Een Adidastruitje op de kop getikt? De kans bestaat dat Habeza* (30) een van de naden gestikt heeft. De sportkledingarbeidster verdient per maand nauwelijks genoeg om zelf zo’n shirt te kopen. ‘Dat is toch oneerlijk?’
Habeza: ‘Ik werk al in de kledingindustrie sinds mijn twaalfde. Mijn moeder verhuisde met mij en mijn drie zussen naar de stad nadat vader stierf. Ik was vijf. Mijn moeder is intussen 60. Ze werkte in de bouw. Maar ze verdiende niet genoeg om voor ons allemaal te zorgen. Dus schakelde ze mij in. Ik heb al in verschillende fabrieken gewerkt. Intussen werk ik al tien jaar bij Dada Limited, de fabriek waar Adidas laat produceren in Bangladesh.’
Bidden
‘Elke dag sta ik om half 6 ’s ochtends op. Normaal werk ik van 8 tot 20 uur. Na 17 uur tellen mijn uren als overuren. Die worden extra betaald. Dat is nodig. Inclusief overuren krijg ik 11.000 taka, oftewel 110 euro per maand. Zonder zou het heel wat minder zijn.’
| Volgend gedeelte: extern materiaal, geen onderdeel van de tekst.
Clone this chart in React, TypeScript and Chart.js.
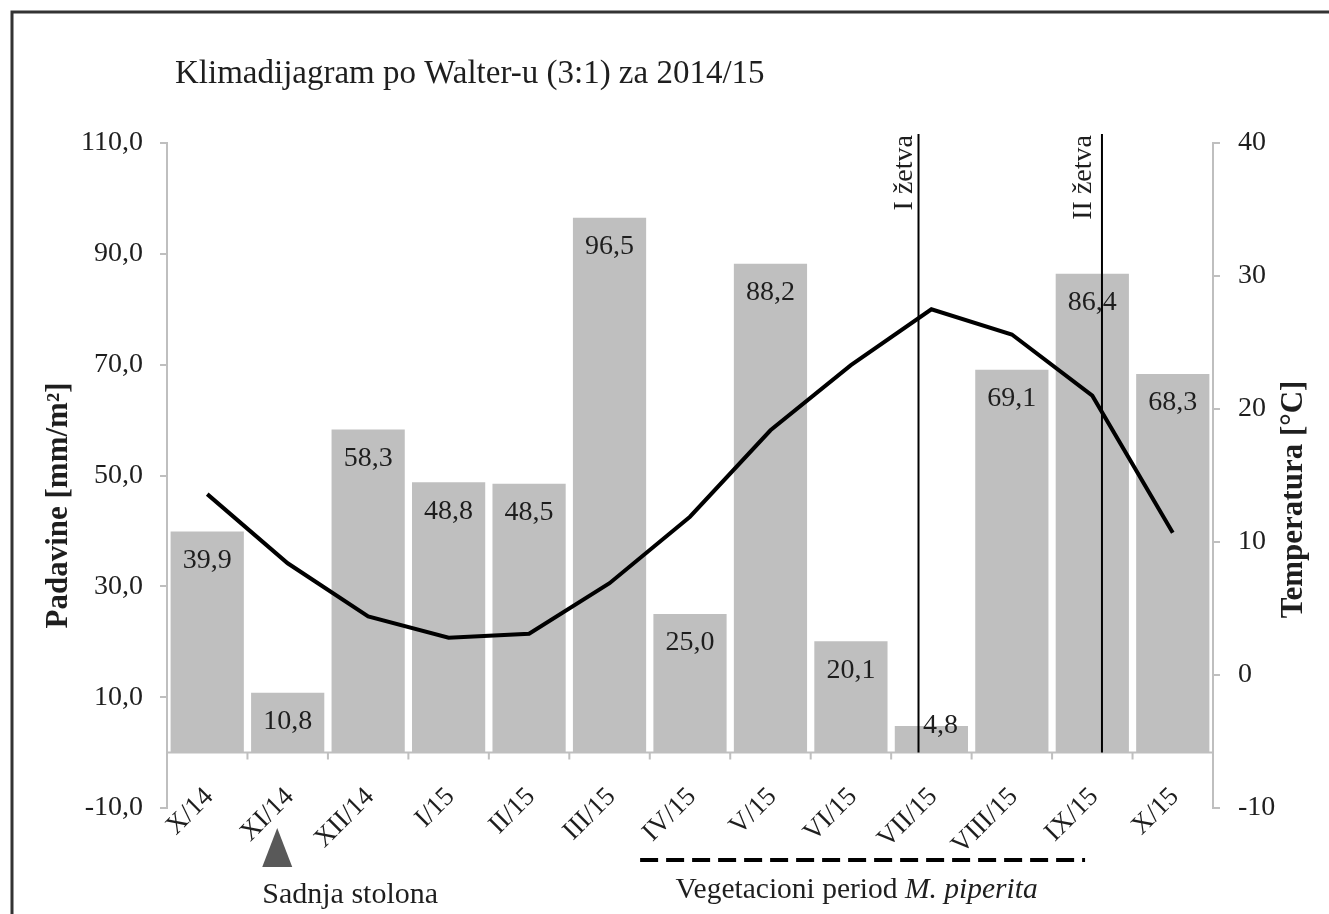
import React, { useEffect, useRef } from 'react';
import { Chart, registerables } from 'chart.js';

Chart.register(...registerables);

const chartTitle = 'Klimadijagram po Walter-u (3:1) za 2014/15';
const categories = ['X/14', 'XI/14', 'XII/14', 'I/15', 'II/15', 'III/15', 'IV/15', 'V/15', 'VI/15', 'VII/15', 'VIII/15', 'IX/15', 'X/15'];
const precipitation = [39.9, 10.8, 58.3, 48.8, 48.5, 96.5, 25.0, 88.2, 20.1, 4.8, 69.1, 86.4, 68.3];
const temperature = [13.6, 8.4, 4.4, 2.8, 3.1, 6.9, 11.9, 18.4, 23.3, 27.5, 25.6, 21.0, 10.7];
const precipTicks = [-10, 10, 30, 50, 70, 90, 110];
const tempTicks = [-10, 0, 10, 20, 30, 40];
const harvestLabels = ['I žetva', 'II žetva'];
const harvestAt = [8.84, 11.12];
const plantingLabel = 'Sadnja stolona';
const plantingAt = 0.87;
const vegetationLabel = 'Vegetacioni period ';
const vegetationSpecies = 'M. piperita';
const vegetationFrom = 5.38;
const vegetationTo = 10.91;
const leftTitle = 'Padavine [mm/m²]';
const rightTitle = 'Temperatura [°C]';

const FONT = '"Liberation Serif", "Times New Roman", serif';
const TEXT = '#1e1e1e';
const AXIS = '#bfbfbf';

const fmt = (v: number) => v.toFixed(1).replace('.', ',');

const decorPlugin = {
  id: 'decor',
  beforeDraw(chart: any) {
    const ctx = chart.ctx;
    ctx.save();
    ctx.fillStyle = '#ffffff';
    ctx.fillRect(0, 0, chart.width, chart.height);
    ctx.strokeStyle = '#333333';
    ctx.lineWidth = 3;
    ctx.beginPath();
    ctx.moveTo(12, chart.height);
    ctx.lineTo(12, 12);
    ctx.lineTo(chart.width, 12);
    ctx.stroke();

    ctx.fillStyle = TEXT;
    ctx.font = `33px ${FONT}`;
    ctx.textAlign = 'left';
    ctx.textBaseline = 'alphabetic';
    ctx.fillText(chartTitle, 175, 83);

    const area = chart.chartArea;
    const midY = (area.top + area.bottom) / 2;
    ctx.font = `bold 31px ${FONT}`;
    ctx.textAlign = 'center';
    ctx.save();
    ctx.translate(67, midY + 30);
    ctx.rotate(-Math.PI / 2);
    ctx.fillText(leftTitle, 0, 0);
    ctx.restore();
    ctx.save();
    ctx.translate(1302, midY + 24);
    ctx.rotate(-Math.PI / 2);
    ctx.fillText(rightTitle, 0, 0);
    ctx.restore();
    ctx.restore();
  },
  afterDatasetsDraw(chart: any) {
    const ctx = chart.ctx;
    const xs = chart.scales.x;
    const ys = chart.scales.y;
    const area = chart.chartArea;
    const y0 = ys.getPixelForValue(0);
    ctx.save();

    // bar value labels
    const meta = chart.getDatasetMeta(1);
    ctx.font = `28px ${FONT}`;
    ctx.fillStyle = TEXT;
    ctx.textAlign = 'center';
    ctx.textBaseline = 'middle';
    meta.data.forEach((el: any, i: number) => {
      const h = el.base - el.y;
      const label = fmt(precipitation[i]);
      if (h < 40) ctx.fillText(label, el.x + 9, el.y);
      else ctx.fillText(label, el.x, el.y + 29);
    });

    // x axis line at zero with ticks
    ctx.strokeStyle = AXIS;
    ctx.lineWidth = 2;
    ctx.beginPath();
    ctx.moveTo(area.left, y0);
    ctx.lineTo(area.right, y0);
    for (let i = 0; i <= categories.length; i++) {
      const px = xs.getPixelForValue(i - 0.5);
      ctx.moveTo(px, y0);
      ctx.lineTo(px, y0 + 7);
    }
    ctx.stroke();

    // x tick labels
    ctx.fillStyle = TEXT;
    ctx.font = `27px ${FONT}`;
    ctx.textAlign = 'right';
    ctx.textBaseline = 'middle';
    categories.forEach((c, i) => {
      const px = xs.getPixelForValue(i);
      ctx.save();
      ctx.translate(px + 2, y0 + 40);
      ctx.rotate(-Math.PI / 4);
      ctx.fillText(c, 0, 0);
      ctx.restore();
    });

    // harvest lines
    harvestAt.forEach((v, i) => {
      const px = xs.getPixelForValue(v);
      ctx.strokeStyle = '#000000';
      ctx.lineWidth = 2;
      ctx.beginPath();
      ctx.moveTo(px, area.top - 9);
      ctx.lineTo(px, y0);
      ctx.stroke();
      ctx.save();
      ctx.translate(px - 7 - i * 4, area.top - 8);
      ctx.rotate(-Math.PI / 2);
      ctx.font = `28px ${FONT}`;
      ctx.fillStyle = TEXT;
      ctx.textAlign = 'right';
      ctx.textBaseline = 'alphabetic';
      ctx.fillText(harvestLabels[i], 0, 0);
      ctx.restore();
    });

    // planting marker
    const tx = xs.getPixelForValue(plantingAt);
    ctx.fillStyle = '#595959';
    ctx.beginPath();
    ctx.moveTo(tx, 828);
    ctx.lineTo(tx + 15, 867);
    ctx.lineTo(tx - 15, 867);
    ctx.closePath();
    ctx.fill();
    ctx.fillStyle = TEXT;
    ctx.font = `30px ${FONT}`;
    ctx.textAlign = 'left';
    ctx.textBaseline = 'alphabetic';
    ctx.fillText(plantingLabel, tx - 15, 903);

    // vegetation period
    const vx1 = xs.getPixelForValue(vegetationFrom);
    const vx2 = xs.getPixelForValue(vegetationTo);
    ctx.strokeStyle = '#000000';
    ctx.lineWidth = 4;
    ctx.setLineDash([18, 8]);
    ctx.beginPath();
    ctx.moveTo(vx1, 860);
    ctx.lineTo(vx2, 860);
    ctx.stroke();
    ctx.setLineDash([]);
    ctx.font = `29.5px ${FONT}`;
    const w1 = ctx.measureText(vegetationLabel).width;
    ctx.font = `italic 29.5px ${FONT}`;
    const w2 = ctx.measureText(vegetationSpecies).width;
    const start = (vx1 + vx2) / 2 - (w1 + w2) / 2 - 6;
    ctx.fillStyle = TEXT;
    ctx.font = `29.5px ${FONT}`;
    ctx.fillText(vegetationLabel, start, 898);
    ctx.font = `italic 29.5px ${FONT}`;
    ctx.fillText(vegetationSpecies, start + w1, 898);

    ctx.restore();
  },
};

export default function App() {
  const ref = useRef<HTMLCanvasElement>(null);
  useEffect(() => {
    if (!ref.current) return;
    const chart = new Chart(ref.current, {
      type: 'bar',
      data: {
        labels: categories,
        datasets: [
          {
            type: 'line',
            label: 'Temperatura',
            data: temperature,
            yAxisID: 'y1',
            borderColor: '#000000',
            borderWidth: 4,
            pointRadius: 0,
            tension: 0,
            fill: false,
            order: 0,
          } as any,
          {
            type: 'bar',
            label: 'Padavine',
            data: precipitation,
            yAxisID: 'y',
            backgroundColor: '#bfbfbf',
            borderWidth: 0,
            barPercentage: 0.91,
            categoryPercentage: 1,
            order: 1,
          },
        ],
      },
      options: {
        responsive: false,
        devicePixelRatio: 1,
        animation: false,
        layout: { padding: { top: 143, left: 12, right: 0, bottom: 106 } },
        plugins: { legend: { display: false }, tooltip: { enabled: false }, title: { display: false } },
        scales: {
          x: { type: 'category', display: false, offset: true, grid: { display: false } },
          y: {
            position: 'left',
            min: -10,
            max: 110,
            afterBuildTicks: (s: any) => { s.ticks = precipTicks.map((v) => ({ value: v })); },
            afterFit: (s: any) => { s.width = 155; },
            ticks: { callback: (v: any) => fmt(Number(v)), font: { family: FONT, size: 28 }, color: TEXT, padding: 17 },
            grid: { drawOnChartArea: false, drawTicks: true, tickLength: 7, color: AXIS, lineWidth: 2 },
            border: { display: true, color: AXIS, width: 2 },
          },
          y1: {
            position: 'right',
            min: -10,
            max: 40,
            afterBuildTicks: (s: any) => { s.ticks = tempTicks.map((v) => ({ value: v })); },
            afterFit: (s: any) => { s.width = 116; },
            ticks: { callback: (v: any) => String(v), font: { family: FONT, size: 28 }, color: TEXT, padding: 18 },
            grid: { drawOnChartArea: false, drawTicks: true, tickLength: 7, color: AXIS, lineWidth: 2 },
            border: { display: true, color: AXIS, width: 2 },
          },
        },
      } as any,
      plugins: [decorPlugin],
    });
    return () => chart.destroy();
  }, []);
  return (
    <div style={{ position: 'absolute', left: 0, top: 0, width: 1329, height: 914 }}>
      <canvas ref={ref} width={1329} height={914} style={{ display: 'block' }} />
    </div>
  );
}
‘Ik heb dat geld nodig. Mijn huur alleen al bedraagt maar liefst 60 euro per maand. Als ik mijn loon optel bij dat van mijn man, kunnen we maximaal 10 euro per maand sparen. Dat is te weinig.’
‘Ik heb twee kinderen, een zoon van 6 en een dochter van 4. Op dit moment gaan ze allebei naar school. Maar ik heb meer geld nodig om hen verder te onderwijzen. Zullen ze hun school kunnen afmaken? Als ze groter worden, zullen de uitgaven hoger liggen. Ik weet niet of ik dat zal kunnen betalen. Ik hoop het. Elke dag bid ik dat mijn kinderen een goede opleiding zouden kunnen volgen, zodat ze niet zo hard zouden moeten werken zoals ik. Mijn wens is dat zij een beter leven zouden kunnen hebben.’
Geslagen
‘Aan het begin van mijn carrière bij Dada werkte ik als coupeuse. Dat wil zeggen dat ik vooral hielp met de stoffen te verknippen. Ik heb die job twee jaar gedaan voor ik gepromoveerd werd tot stikster. Vanaf dat moment mocht ik zelf de naaimachines bedienen.’
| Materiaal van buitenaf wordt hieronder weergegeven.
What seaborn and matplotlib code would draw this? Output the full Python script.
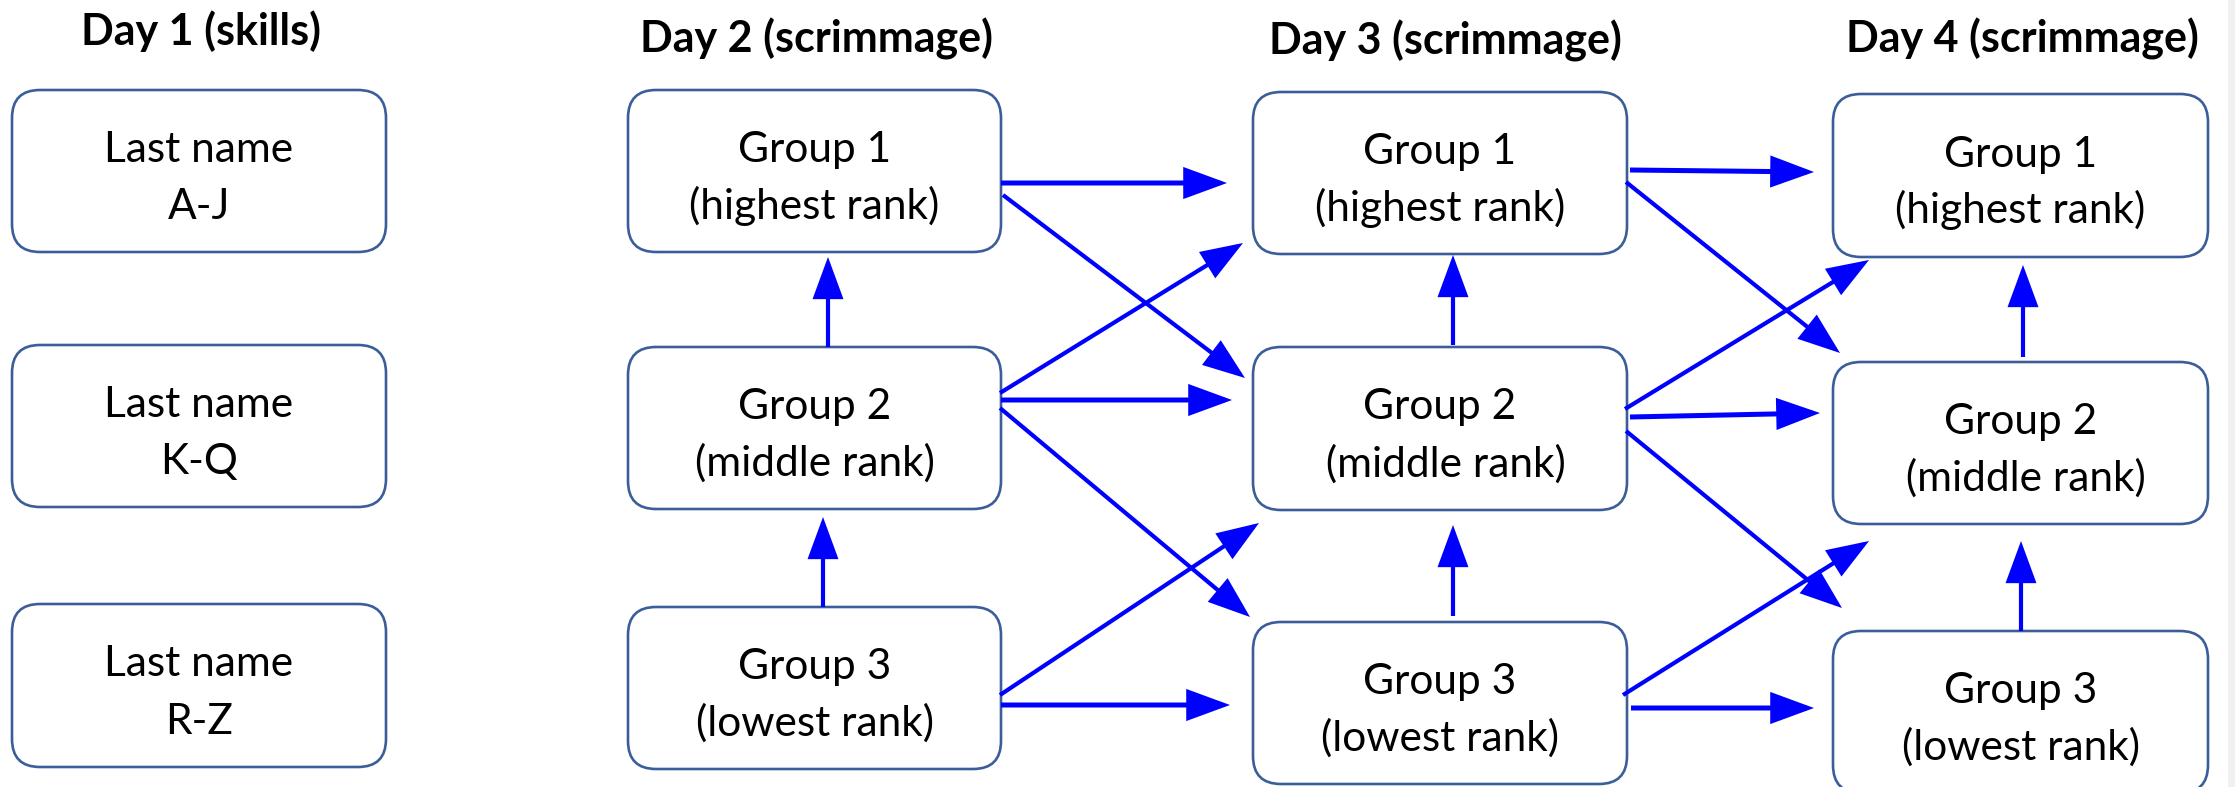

‘De job als naaister is veel beter dan die van stoffenknipster. Stoffen versnijden is zwaar, soms lukt het niet om het tempo aan te houden. Meermaals werd ik geslagen als dat gebeurde. Of begonnen collega’s, die al gepromoveerd waren tot stikster, tegen me te roepen. Zeker als er per ongeluk een scheur in de stof zou zitten. Dan werd iedereen razend op mij. Ik voelde me vreselijk, altijd was ik bang om fouten te maken.’
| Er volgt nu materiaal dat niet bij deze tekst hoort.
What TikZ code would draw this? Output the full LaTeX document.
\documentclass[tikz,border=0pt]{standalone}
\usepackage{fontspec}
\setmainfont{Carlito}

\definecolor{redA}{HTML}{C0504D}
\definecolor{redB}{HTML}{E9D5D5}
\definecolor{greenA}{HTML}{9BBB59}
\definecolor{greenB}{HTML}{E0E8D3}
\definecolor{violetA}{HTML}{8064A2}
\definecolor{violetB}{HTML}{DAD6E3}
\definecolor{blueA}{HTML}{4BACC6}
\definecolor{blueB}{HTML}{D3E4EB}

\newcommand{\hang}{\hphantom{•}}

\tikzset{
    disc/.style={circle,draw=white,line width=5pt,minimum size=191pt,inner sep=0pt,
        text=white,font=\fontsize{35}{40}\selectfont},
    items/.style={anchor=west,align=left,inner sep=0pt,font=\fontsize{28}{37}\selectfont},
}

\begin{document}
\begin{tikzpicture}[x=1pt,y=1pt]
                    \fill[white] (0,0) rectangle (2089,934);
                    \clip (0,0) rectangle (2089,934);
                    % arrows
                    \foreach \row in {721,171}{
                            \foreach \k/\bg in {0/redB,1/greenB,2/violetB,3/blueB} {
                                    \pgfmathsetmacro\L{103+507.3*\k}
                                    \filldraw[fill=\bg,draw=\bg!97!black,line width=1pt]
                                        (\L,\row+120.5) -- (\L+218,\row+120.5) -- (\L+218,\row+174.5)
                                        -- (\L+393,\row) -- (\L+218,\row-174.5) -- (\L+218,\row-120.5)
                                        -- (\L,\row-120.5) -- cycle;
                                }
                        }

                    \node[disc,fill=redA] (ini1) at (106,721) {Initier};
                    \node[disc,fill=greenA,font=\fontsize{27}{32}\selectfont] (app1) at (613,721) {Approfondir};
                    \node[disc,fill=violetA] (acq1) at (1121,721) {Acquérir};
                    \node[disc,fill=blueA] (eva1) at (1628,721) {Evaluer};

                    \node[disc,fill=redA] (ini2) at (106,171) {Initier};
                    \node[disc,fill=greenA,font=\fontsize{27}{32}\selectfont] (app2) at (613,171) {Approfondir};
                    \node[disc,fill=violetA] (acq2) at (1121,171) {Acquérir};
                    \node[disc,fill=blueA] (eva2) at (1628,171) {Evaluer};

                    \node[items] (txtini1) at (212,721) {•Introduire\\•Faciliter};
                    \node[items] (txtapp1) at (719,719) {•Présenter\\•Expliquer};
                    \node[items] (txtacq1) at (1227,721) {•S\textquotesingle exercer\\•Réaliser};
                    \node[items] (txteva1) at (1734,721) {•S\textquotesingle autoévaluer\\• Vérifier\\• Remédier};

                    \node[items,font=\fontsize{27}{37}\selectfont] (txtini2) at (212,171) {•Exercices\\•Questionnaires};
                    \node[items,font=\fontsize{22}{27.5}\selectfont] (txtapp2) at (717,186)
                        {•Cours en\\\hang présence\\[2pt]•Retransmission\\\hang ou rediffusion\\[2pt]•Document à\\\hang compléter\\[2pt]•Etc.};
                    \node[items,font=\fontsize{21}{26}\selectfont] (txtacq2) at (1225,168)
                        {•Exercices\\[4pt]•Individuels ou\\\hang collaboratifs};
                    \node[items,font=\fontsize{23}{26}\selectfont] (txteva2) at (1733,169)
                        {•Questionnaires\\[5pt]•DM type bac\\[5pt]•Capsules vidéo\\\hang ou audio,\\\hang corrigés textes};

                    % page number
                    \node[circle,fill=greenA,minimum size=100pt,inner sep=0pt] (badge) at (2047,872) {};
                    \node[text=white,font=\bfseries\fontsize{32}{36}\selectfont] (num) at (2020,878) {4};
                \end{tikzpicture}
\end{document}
‘Gelukkig is dat intussen verleden tijd. Ik ben op zich wel tevreden met mijn job als naaister. Mijn fabriek is bovendien beter uitgerust op vlak van veiligheid dan vijf jaar geleden. Maar of het echt veilig is? In Dhaka is er vaak veel wind. Soms komen hier cyclonen voor. Of aardbevingen. Daar heb ik schrik van. Onze fabrieken zijn niet opgewassen tegen een felle windstoot of aardbeving.’
Dure voetbalshirts
‘Ik kan niet geloven dat een Adidas supporterstruitje 85 euro kost. Is dat echt waar? Ik had 15 euro geschat, hoogstens 20. 85 euro is bijna mijn maandloon. Het is te duur. En waarom? Onze lonen liggen zo laag. Maar we kunnen er niks op zeggen.’
‘De fabriekseigenaars geven ons wat ze willen geven, meer niet. Klagen zit er niet in, protesteren al zeker niet. Verandering ook niet, dus. Ik durf er niets aan te veranderen. Van conflictsituaties houd ik niet. Als ik een probleem aankaart tijdens mijn werk, kan dat nare gevolgen hebben. Dat risico wil ik niet lopen.’
(*) Habeza is een pseudoniem, uit veiligheidsoverwegingen.